■ **GOAL**
Only the span from the line containing "What React, TypeScript" down to the line containing "const tickSets = [leftTicks, rightTicks];" is to be printed, exactly and inclusively, with pictures omitted.

■ **SUPPLIED MATERIAL**
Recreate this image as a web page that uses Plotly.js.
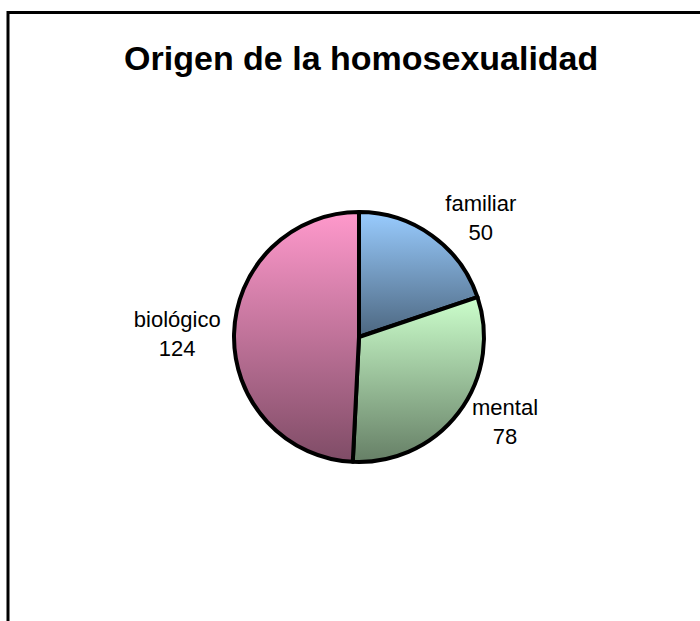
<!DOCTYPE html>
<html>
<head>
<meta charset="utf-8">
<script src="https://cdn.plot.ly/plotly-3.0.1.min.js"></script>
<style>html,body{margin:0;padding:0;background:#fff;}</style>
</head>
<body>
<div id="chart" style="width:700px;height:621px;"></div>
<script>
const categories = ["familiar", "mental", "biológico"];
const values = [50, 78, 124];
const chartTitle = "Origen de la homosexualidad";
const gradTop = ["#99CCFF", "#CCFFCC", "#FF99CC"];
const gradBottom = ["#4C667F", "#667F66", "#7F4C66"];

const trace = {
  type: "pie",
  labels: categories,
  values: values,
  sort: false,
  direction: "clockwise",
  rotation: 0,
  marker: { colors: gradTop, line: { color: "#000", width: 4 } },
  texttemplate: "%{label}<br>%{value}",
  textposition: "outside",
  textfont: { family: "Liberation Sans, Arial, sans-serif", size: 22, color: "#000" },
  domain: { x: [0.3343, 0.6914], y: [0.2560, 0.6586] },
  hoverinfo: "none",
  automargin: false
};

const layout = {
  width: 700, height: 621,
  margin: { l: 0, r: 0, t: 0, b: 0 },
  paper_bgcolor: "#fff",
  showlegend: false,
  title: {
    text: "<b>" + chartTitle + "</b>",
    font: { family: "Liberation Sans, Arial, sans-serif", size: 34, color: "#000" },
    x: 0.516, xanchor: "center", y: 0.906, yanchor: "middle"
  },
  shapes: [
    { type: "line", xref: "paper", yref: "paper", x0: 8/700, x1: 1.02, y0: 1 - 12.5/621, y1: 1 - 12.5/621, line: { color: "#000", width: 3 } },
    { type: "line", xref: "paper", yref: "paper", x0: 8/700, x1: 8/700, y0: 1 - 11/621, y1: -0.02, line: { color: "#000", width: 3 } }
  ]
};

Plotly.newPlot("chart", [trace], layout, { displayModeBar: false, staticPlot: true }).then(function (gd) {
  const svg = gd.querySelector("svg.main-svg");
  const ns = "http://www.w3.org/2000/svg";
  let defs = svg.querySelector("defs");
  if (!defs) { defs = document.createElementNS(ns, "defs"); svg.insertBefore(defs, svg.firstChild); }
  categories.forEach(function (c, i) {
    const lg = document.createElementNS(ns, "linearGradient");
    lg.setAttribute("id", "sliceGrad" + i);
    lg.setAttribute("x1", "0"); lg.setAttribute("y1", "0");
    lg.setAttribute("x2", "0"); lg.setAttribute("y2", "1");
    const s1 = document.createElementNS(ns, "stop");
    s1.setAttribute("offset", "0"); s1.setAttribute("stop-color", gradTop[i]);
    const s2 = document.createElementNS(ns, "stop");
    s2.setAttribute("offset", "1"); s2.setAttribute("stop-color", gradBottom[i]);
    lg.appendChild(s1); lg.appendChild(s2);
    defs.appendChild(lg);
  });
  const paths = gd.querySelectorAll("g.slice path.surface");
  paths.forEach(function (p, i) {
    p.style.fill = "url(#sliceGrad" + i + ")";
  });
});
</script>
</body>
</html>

--

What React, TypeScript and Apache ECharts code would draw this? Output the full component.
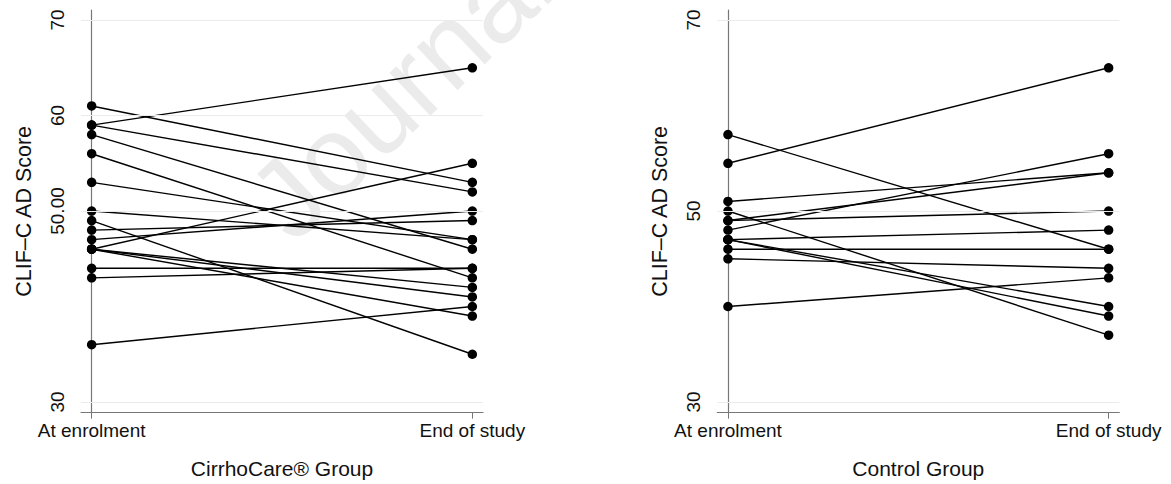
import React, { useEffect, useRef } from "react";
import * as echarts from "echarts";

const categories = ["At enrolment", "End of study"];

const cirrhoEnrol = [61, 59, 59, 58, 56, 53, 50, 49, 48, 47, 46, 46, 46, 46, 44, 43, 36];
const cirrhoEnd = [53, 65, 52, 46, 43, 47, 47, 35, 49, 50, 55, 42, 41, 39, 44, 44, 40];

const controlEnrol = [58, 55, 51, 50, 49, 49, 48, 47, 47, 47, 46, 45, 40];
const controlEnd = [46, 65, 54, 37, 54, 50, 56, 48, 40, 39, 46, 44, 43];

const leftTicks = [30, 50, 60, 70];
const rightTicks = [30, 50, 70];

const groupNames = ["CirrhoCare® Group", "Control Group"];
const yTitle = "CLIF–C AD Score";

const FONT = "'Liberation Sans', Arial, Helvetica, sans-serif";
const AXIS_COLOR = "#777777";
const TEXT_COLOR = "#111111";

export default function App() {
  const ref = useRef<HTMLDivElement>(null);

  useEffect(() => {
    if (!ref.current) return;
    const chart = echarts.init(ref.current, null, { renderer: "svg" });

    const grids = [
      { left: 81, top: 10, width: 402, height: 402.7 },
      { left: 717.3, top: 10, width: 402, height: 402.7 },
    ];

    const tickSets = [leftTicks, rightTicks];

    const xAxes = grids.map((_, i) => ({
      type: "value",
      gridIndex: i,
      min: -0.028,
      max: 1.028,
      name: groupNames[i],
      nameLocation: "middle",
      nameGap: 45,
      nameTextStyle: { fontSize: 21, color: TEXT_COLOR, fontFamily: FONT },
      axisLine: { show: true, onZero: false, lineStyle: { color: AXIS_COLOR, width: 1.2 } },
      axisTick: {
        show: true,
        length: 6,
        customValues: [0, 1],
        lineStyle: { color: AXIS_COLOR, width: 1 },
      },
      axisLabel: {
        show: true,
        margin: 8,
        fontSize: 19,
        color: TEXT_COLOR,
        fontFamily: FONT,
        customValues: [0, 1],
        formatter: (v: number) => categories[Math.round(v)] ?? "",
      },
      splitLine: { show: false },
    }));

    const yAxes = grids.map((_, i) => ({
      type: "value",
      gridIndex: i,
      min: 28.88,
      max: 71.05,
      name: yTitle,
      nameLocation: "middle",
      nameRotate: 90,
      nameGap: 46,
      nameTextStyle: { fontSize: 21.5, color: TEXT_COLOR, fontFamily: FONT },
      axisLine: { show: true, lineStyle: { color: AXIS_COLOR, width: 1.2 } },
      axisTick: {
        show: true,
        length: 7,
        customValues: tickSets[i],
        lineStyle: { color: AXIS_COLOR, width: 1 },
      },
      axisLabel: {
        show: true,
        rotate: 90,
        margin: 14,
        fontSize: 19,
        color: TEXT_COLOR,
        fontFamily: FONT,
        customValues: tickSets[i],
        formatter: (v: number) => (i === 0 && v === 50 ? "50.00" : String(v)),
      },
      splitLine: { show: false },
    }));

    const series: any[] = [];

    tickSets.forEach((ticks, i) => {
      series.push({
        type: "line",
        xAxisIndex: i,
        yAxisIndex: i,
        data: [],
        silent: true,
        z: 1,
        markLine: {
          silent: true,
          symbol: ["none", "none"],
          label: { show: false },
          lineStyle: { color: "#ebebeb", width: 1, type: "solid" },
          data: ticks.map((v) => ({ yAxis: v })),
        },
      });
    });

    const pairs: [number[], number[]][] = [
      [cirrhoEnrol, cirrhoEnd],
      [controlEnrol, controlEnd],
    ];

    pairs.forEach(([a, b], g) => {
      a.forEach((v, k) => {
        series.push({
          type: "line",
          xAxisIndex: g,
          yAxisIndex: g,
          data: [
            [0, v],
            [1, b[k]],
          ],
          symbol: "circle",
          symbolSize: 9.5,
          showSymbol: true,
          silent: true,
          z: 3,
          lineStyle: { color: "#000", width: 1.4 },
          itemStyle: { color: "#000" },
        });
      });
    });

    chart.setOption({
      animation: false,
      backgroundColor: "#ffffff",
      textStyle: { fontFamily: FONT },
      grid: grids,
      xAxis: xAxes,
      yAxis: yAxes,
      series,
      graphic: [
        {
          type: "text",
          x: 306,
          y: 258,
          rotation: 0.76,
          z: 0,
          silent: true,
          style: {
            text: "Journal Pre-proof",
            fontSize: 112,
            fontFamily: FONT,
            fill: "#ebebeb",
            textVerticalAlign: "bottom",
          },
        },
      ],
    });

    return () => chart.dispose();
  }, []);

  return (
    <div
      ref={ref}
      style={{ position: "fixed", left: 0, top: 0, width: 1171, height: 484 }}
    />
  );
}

■ **RESULT OF THIS EXERCISE**
What React, TypeScript and Apache ECharts code would draw this? Output the full component.
import React, { useEffect, useRef } from "react";
import * as echarts from "echarts";

const categories = ["At enrolment", "End of study"];

const cirrhoEnrol = [61, 59, 59, 58, 56, 53, 50, 49, 48, 47, 46, 46, 46, 46, 44, 43, 36];
const cirrhoEnd = [53, 65, 52, 46, 43, 47, 47, 35, 49, 50, 55, 42, 41, 39, 44, 44, 40];

const controlEnrol = [58, 55, 51, 50, 49, 49, 48, 47, 47, 47, 46, 45, 40];
const controlEnd = [46, 65, 54, 37, 54, 50, 56, 48, 40, 39, 46, 44, 43];

const leftTicks = [30, 50, 60, 70];
const rightTicks = [30, 50, 70];

const groupNames = ["CirrhoCare® Group", "Control Group"];
const yTitle = "CLIF–C AD Score";

const FONT = "'Liberation Sans', Arial, Helvetica, sans-serif";
const AXIS_COLOR = "#777777";
const TEXT_COLOR = "#111111";

export default function App() {
  const ref = useRef<HTMLDivElement>(null);

  useEffect(() => {
    if (!ref.current) return;
    const chart = echarts.init(ref.current, null, { renderer: "svg" });

    const grids = [
      { left: 81, top: 10, width: 402, height: 402.7 },
      { left: 717.3, top: 10, width: 402, height: 402.7 },
    ];

    const tickSets = [leftTicks, rightTicks];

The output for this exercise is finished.